→ **CHALLENGE**
Below are some entries. Transcribe the lines from the one holding "Output the web" to the one holding "25000, 30000, 35000];", inclusive, but not the pictures among them.

(Dataset items)

------

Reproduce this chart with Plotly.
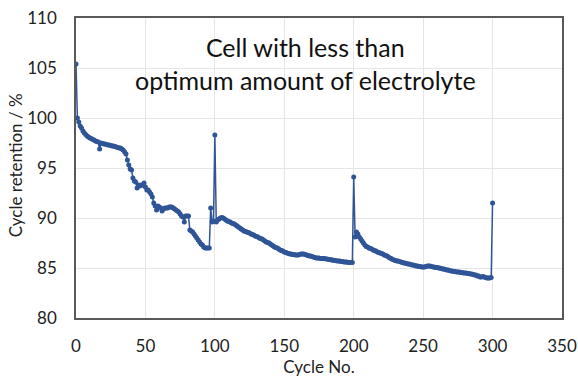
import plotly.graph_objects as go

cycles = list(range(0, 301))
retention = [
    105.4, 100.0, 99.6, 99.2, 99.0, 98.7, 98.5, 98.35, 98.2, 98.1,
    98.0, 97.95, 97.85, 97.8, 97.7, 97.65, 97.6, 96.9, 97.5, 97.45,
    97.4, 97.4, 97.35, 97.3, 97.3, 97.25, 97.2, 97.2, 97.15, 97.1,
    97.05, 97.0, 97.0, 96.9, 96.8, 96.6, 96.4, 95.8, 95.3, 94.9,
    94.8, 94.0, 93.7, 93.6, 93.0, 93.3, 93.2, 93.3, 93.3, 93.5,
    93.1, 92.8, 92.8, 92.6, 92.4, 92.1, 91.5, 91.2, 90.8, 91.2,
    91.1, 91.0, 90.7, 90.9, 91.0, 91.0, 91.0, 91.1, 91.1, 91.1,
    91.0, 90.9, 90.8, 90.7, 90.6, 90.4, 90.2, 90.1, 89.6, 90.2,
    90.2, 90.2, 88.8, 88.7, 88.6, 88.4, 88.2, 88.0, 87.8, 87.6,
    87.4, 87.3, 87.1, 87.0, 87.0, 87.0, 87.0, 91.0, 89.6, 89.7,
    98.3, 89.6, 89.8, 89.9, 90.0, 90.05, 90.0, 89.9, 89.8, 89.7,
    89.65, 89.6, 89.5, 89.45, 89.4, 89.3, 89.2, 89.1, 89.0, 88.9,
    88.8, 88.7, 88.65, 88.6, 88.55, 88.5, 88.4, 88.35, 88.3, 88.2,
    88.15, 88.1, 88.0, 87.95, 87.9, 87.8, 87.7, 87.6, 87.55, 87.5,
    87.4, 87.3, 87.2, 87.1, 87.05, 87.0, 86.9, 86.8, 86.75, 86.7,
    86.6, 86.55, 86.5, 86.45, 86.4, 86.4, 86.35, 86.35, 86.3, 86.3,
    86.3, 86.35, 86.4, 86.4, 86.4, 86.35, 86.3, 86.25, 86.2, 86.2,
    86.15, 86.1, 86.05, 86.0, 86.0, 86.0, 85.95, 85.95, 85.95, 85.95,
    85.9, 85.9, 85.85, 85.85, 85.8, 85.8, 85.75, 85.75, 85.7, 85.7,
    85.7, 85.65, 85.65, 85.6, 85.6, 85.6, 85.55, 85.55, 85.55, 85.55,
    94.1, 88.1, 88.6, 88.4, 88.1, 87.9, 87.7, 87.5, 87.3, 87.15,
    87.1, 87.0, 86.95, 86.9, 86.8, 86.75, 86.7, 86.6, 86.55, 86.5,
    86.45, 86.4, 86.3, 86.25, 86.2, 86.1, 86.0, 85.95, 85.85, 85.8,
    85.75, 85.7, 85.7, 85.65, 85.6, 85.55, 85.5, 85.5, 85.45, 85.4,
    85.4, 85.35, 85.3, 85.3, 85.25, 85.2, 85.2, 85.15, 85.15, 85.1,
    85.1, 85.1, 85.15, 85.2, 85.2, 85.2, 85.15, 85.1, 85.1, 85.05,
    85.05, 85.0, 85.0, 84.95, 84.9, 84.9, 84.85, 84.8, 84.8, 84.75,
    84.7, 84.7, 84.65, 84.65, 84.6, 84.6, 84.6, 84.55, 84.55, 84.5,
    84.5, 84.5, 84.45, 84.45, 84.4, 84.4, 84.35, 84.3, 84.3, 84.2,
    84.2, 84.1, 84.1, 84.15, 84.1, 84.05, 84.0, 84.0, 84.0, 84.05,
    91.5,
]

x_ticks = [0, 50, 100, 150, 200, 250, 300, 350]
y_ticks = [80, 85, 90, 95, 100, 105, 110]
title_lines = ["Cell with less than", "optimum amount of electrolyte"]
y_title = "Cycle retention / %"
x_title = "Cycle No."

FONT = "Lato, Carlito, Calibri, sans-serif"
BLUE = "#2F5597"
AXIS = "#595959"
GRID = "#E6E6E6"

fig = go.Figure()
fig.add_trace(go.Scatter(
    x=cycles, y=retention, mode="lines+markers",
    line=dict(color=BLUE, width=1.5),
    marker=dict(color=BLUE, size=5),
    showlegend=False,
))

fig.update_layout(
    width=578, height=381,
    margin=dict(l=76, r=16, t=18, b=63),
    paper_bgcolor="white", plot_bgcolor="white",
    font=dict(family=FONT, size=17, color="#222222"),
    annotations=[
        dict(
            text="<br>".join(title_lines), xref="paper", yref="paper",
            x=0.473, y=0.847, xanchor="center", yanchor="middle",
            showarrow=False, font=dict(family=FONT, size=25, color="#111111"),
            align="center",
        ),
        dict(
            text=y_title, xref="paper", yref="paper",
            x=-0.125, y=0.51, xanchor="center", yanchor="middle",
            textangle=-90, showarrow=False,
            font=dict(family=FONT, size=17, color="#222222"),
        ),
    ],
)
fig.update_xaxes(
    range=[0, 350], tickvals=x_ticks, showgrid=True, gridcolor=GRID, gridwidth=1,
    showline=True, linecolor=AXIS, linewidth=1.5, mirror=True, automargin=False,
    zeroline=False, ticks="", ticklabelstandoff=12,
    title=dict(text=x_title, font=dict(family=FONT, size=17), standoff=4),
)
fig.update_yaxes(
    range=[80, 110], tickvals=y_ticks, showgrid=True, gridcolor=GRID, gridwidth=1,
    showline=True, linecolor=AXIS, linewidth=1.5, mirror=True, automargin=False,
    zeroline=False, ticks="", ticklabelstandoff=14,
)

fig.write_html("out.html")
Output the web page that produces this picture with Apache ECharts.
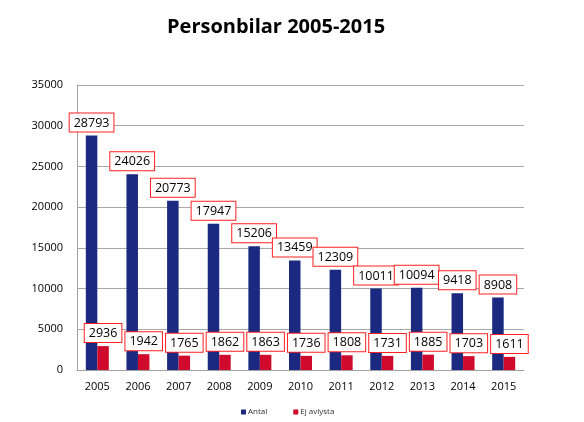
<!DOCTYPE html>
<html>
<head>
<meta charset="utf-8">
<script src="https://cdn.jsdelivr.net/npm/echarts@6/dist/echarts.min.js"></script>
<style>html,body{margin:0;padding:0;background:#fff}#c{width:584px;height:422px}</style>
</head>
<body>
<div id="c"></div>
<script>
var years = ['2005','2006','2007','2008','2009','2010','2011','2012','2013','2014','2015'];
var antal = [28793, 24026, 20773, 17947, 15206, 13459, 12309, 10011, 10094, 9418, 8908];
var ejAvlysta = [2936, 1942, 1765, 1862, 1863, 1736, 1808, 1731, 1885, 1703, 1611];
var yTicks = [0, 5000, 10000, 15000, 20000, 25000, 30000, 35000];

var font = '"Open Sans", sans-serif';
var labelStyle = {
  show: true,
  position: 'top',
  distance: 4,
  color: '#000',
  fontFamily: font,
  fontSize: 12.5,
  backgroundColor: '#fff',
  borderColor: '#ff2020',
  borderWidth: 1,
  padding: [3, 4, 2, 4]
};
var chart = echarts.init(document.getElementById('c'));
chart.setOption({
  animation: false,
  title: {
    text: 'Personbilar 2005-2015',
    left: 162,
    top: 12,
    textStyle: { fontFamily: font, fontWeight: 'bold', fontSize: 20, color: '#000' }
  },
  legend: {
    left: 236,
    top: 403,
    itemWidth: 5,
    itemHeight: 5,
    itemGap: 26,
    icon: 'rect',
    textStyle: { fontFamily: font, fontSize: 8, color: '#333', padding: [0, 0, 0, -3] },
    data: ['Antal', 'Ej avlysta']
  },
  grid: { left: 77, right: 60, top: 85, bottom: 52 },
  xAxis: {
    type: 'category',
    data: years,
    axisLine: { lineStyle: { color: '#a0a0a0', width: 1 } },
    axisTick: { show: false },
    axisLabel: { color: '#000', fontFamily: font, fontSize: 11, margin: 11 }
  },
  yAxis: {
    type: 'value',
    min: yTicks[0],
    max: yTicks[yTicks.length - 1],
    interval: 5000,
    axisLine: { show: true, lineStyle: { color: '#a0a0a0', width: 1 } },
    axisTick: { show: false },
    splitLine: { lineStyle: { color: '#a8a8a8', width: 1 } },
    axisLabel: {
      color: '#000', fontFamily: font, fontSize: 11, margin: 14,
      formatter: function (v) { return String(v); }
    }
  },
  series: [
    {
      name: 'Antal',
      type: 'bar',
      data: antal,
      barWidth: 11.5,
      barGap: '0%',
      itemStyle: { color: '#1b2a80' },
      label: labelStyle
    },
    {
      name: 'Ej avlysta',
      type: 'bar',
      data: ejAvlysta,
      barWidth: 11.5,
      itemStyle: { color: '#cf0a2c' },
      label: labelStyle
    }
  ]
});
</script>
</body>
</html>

------

→ **COMPLETE RESPONSE**
Output the web page that produces this picture with Apache ECharts.
<!DOCTYPE html>
<html>
<head>
<meta charset="utf-8">
<script src="https://cdn.jsdelivr.net/npm/echarts@6/dist/echarts.min.js"></script>
<style>html,body{margin:0;padding:0;background:#fff}#c{width:584px;height:422px}</style>
</head>
<body>
<div id="c"></div>
<script>
var years = ['2005','2006','2007','2008','2009','2010','2011','2012','2013','2014','2015'];
var antal = [28793, 24026, 20773, 17947, 15206, 13459, 12309, 10011, 10094, 9418, 8908];
var ejAvlysta = [2936, 1942, 1765, 1862, 1863, 1736, 1808, 1731, 1885, 1703, 1611];
var yTicks = [0, 5000, 10000, 15000, 20000, 25000, 30000, 35000];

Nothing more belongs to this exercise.